Ad esempio, a fronte di un riconoscimento, anche nella relazione illustrativa, del successo dei risultati della mediazione nel settore dello scioglimento delle comunioni, inspiegabilmente si propone un totale cambiamento con una nuova procedura non definita, non testata affidata ad altri professionisti e sicuramente a costi più alti». Il giudizio, dunque, è tranciante: «La riforma non cerca di cambiare il sistema degli incentivi, né quelli che influenzano i comportamenti di avvocati e dei loro clienti, né quelli che influenzano i comportamenti dei giudici».
Le proposte dell’Osservatorio si concentrano da una parte sulla domanda di giustizia, sostenendo che si debba «disincentivare, sia per i clienti sia per gli avvocati, il ricorso in giudizio e la resistenza temeraria» e per farlo si possa incidere sui costi, portando «il contributo unificato per l’inizio di una causa alla media europea», «condannando l’attore soccombente in Appello o in Cassazione a pagare un importo pari al quadruplo del contributo unificato ( a favore dello Stato). In caso di ricorso in Cassazione contro la cosiddetta “doppia conforme”, e in caso di ulteriore soccombenza, le spese andrebbero liquidate alla parte vincitrice in misura pari almeno al triplo di quelle riconosciute dalla Corte di Appello». Quanto all’offerta di giustizia, gli interventi ipotizzati non riguardano l’aumento di spesa ( «è in linea con la media UE e dell’Eurozona» ) ma il fatto che «il numero dei giudici in Italia è più basso» e «gli stipendi dei giudici italiani risultano molto più elevati di quelli degli omologhi tedeschi, francesi e spagnoli, soprattutto a inizio carriera». Quindi si potrebbe «riallocare il personale impiegatizio ridondante in altri settori della pubblica amministrazione verso i tribunali», «estendere il progetto Giustizia Semplice 4.0 del Tribunale di Firenze ( l’affiancamento ai giudici di borsisti neolaureati)» e «ridurre drasticamente il numero dei magistrati fuori ruolo per incarichi amministrativi».

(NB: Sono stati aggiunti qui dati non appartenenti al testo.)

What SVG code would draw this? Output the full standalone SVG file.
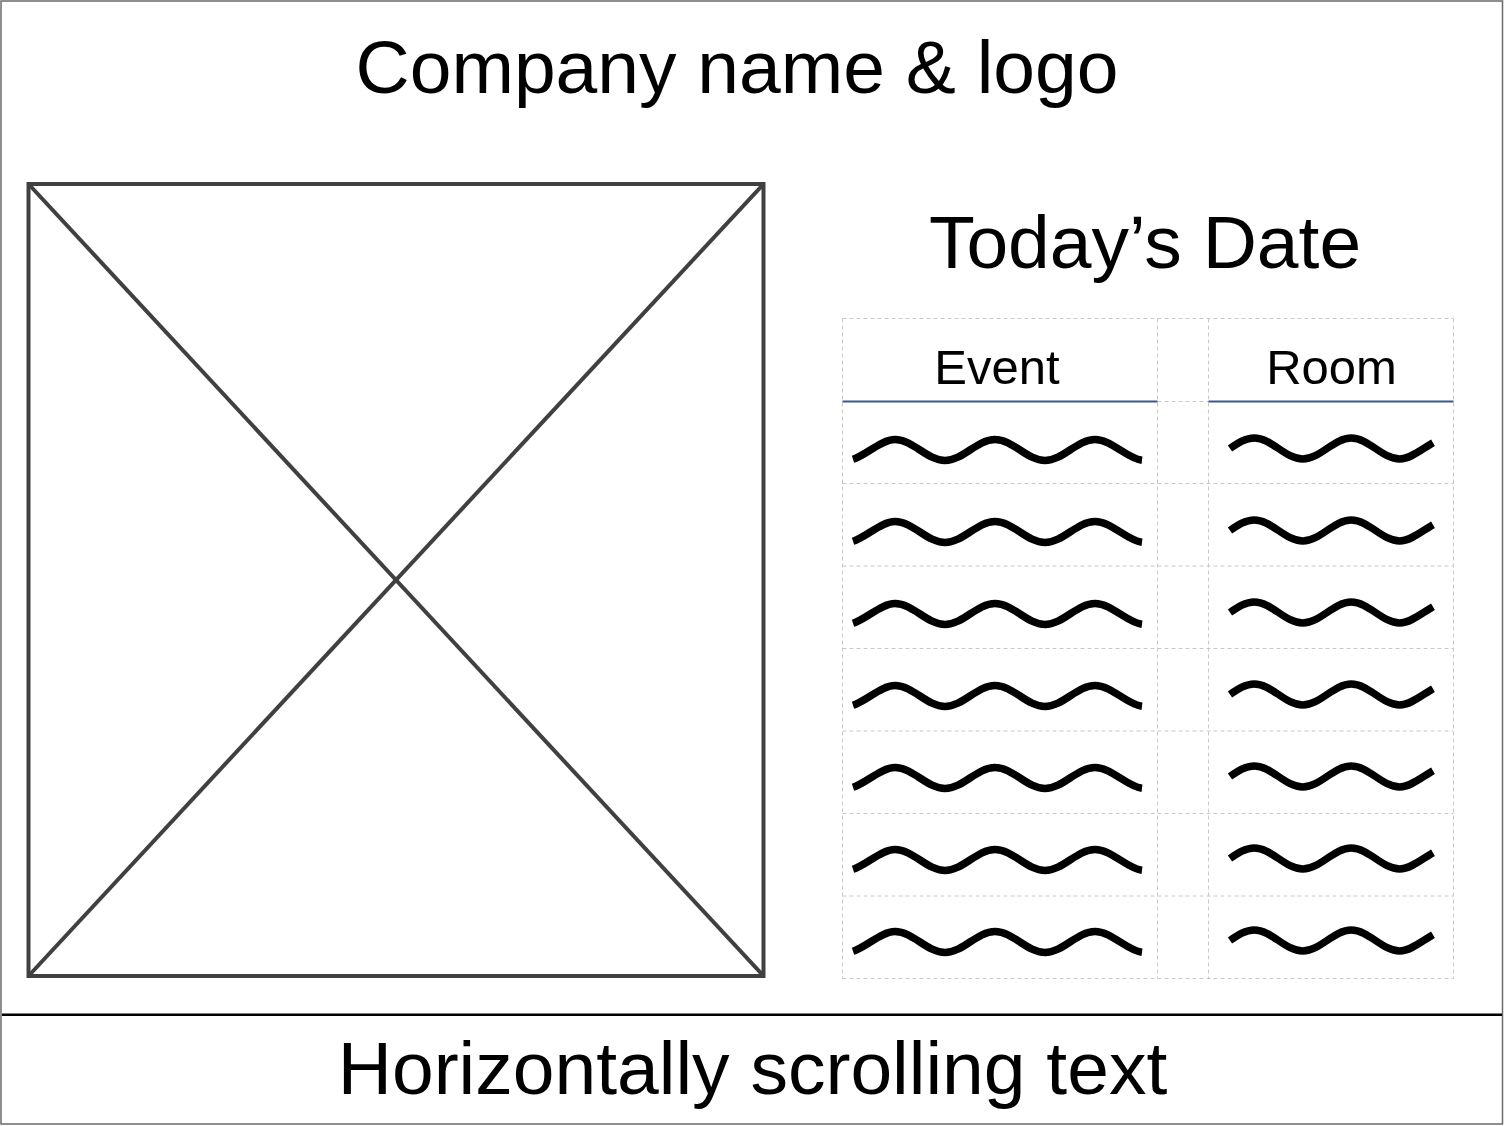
<svg xmlns="http://www.w3.org/2000/svg" xmlns:xlink="http://www.w3.org/1999/xlink" width="1504" height="1126" viewBox="0 0 1504 1126">
  <style>
    .t { font-family: "Liberation Sans", Arial, sans-serif; fill: #000; text-anchor: middle; }
    .grid { stroke: #c8c8c8; stroke-width: 1; stroke-dasharray: 4 3; fill: none; }
    .hdr { stroke: #3b5a8a; stroke-width: 2; }
    .wave { fill: none; stroke: #000; stroke-width: 7.5; stroke-linecap: butt; }
    .ph { fill: none; stroke: #404040; stroke-width: 4; }
  </style>
  <defs>
    <path id="waveE" class="wave" d="M853,9.2 C867,4.7 881,-10.5 895,-10.5 C913.2,-10.5 926.8,10.5 945,10.5 C963.2,10.5 976.8,-10.5 995,-10.5 C1013.2,-10.5 1026.8,10.5 1045,10.5 C1063.2,10.5 1076.8,-10.5 1095,-10.5 C1111.5,-10.5 1126.5,8.4 1142,10.3"/>
    <path id="waveR" class="wave" d="M1230,0 C1237.9,-5.4 1245.5,-10.5 1254.25,-10.5 C1271.9,-10.5 1285.1,10.5 1302.75,10.5 C1320.4,10.5 1333.6,-10.5 1351.25,-10.5 C1368.9,-10.5 1382.1,10.5 1399.75,10.5 C1410.75,10.5 1422,0.5 1433,-5.8"/>
  </defs>
  <rect x="0" y="0" width="1504" height="1126" fill="#fff"/>

  <g id="frame">
    <rect x="1" y="1" width="1501.5" height="1123" fill="none" stroke="#6a6a6a" stroke-width="1.5"/>
    <line x1="2" y1="1014.7" x2="1502" y2="1014.7" stroke="#000" stroke-width="2.5"/>
  </g>

  <g id="header">
    <text class="t" x="737" y="92.5" font-size="75">Company name &amp; logo</text>
  </g>

  <g id="image-placeholder">
    <rect class="ph" x="28.5" y="184" width="735" height="792"/>
    <line class="ph" x1="28.5" y1="184" x2="763.5" y2="976" stroke-width="3.5"/>
    <line class="ph" x1="763.5" y1="184" x2="28.5" y2="976" stroke-width="3.5"/>
  </g>

  <g id="date">
    <text class="t" x="1145" y="268" font-size="75">Today’s Date</text>
  </g>

  <g id="table">
    <g id="table-grid">
      <line class="grid" x1="842.5" y1="318.5" x2="842.5" y2="978.5"/>
      <line class="grid" x1="1157.5" y1="318.5" x2="1157.5" y2="978.5"/>
      <line class="grid" x1="1208.5" y1="318.5" x2="1208.5" y2="978.5"/>
      <line class="grid" x1="1453.5" y1="318.5" x2="1453.5" y2="978.5"/>
      <line class="grid" x1="842.5" y1="318.5" x2="1453.5" y2="318.5"/>
      <line class="grid" x1="842.5" y1="401.5" x2="1453.5" y2="401.5"/>
      <line class="grid" x1="842.5" y1="483.5" x2="1453.5" y2="483.5"/>
      <line class="grid" x1="842.5" y1="566" x2="1453.5" y2="566"/>
      <line class="grid" x1="842.5" y1="648.5" x2="1453.5" y2="648.5"/>
      <line class="grid" x1="842.5" y1="731" x2="1453.5" y2="731"/>
      <line class="grid" x1="842.5" y1="813.5" x2="1453.5" y2="813.5"/>
      <line class="grid" x1="842.5" y1="896" x2="1453.5" y2="896"/>
      <line class="grid" x1="842.5" y1="978.5" x2="1453.5" y2="978.5"/>
    </g>
    <g id="table-header">
      <line class="hdr" x1="842.5" y1="401.5" x2="1157.5" y2="401.5"/>
      <line class="hdr" x1="1208.5" y1="401.5" x2="1453.5" y2="401.5"/>
      <text class="t" x="997" y="384" font-size="49">Event</text>
      <text class="t" x="1331.5" y="384" font-size="49">Room</text>
    </g>
    <g id="event-rows">
      <use xlink:href="#waveE" href="#waveE" transform="translate(0,450)"/>
      <use xlink:href="#waveE" href="#waveE" transform="translate(0,532)"/>
      <use xlink:href="#waveE" href="#waveE" transform="translate(0,614)"/>
      <use xlink:href="#waveE" href="#waveE" transform="translate(0,696)"/>
      <use xlink:href="#waveE" href="#waveE" transform="translate(0,778)"/>
      <use xlink:href="#waveE" href="#waveE" transform="translate(0,860)"/>
      <use xlink:href="#waveE" href="#waveE" transform="translate(0,942)"/>
    </g>
    <g id="room-rows">
      <use xlink:href="#waveR" href="#waveR" transform="translate(0,448.5)"/>
      <use xlink:href="#waveR" href="#waveR" transform="translate(0,530.5)"/>
      <use xlink:href="#waveR" href="#waveR" transform="translate(0,612.5)"/>
      <use xlink:href="#waveR" href="#waveR" transform="translate(0,694.5)"/>
      <use xlink:href="#waveR" href="#waveR" transform="translate(0,776.5)"/>
      <use xlink:href="#waveR" href="#waveR" transform="translate(0,858.5)"/>
      <use xlink:href="#waveR" href="#waveR" transform="translate(0,940.5)"/>
    </g>
  </g>

  <g id="footer">
    <text class="t" x="752.5" y="1093.5" font-size="75">Horizontally scrolling text</text>
  </g>
</svg>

Quanto al rito, «il “ricorso” diventerebbe l’unica forma di atto introduttivo di una causa civile», si dovrebbe «prevedere un maggiore ricorso al procedimento sommario di cognizione», ma soprattutto vigilare sull’osservanza «dei termini di fissazione della prima udienza». Quanto al rito, «A tutte le cause civili monocratiche si dovrebbe applicare il rito del lavoro» e «si dovrebbe limitare la possibilità di ricorso in Cassazione ai casi attualmente affidati alle Sezioni Unite della Cassazione». Infine, servirebbe un «organo giurisdizionale di supporto alla Corte di Cassazione» che svolga la funzione di «filtro», «riducendo il carico in entrata della Cassazione». La relazione poi si concentra su possibili migliori pratiche organizzative per il lavoro nei tribunali, con «elementi di managerialità» per «aumentare l’efficienza». Questo dovrebbe incidere anche sulle valutazioni dei giudici ( «i giudici le cui sentenze vengono annullate dalla Cassazione o totalmente riformate in appello in una percentuale superiore al 40 per cento della media nazionale, si dovrebbero veder negato il giudizio di idoneità quadriennale» ). Infine, «servono strumenti e incentivi adeguati di risoluzione extra- giudiziale», per uscire da una visione «tribunal- centrica» delle controversie tra privati e «misure straordinarie per ridurre la consistenza dei processi arretrati», come «incentivi fiscali per la risoluzione extragiudiziale volontaria delle cause pendenti».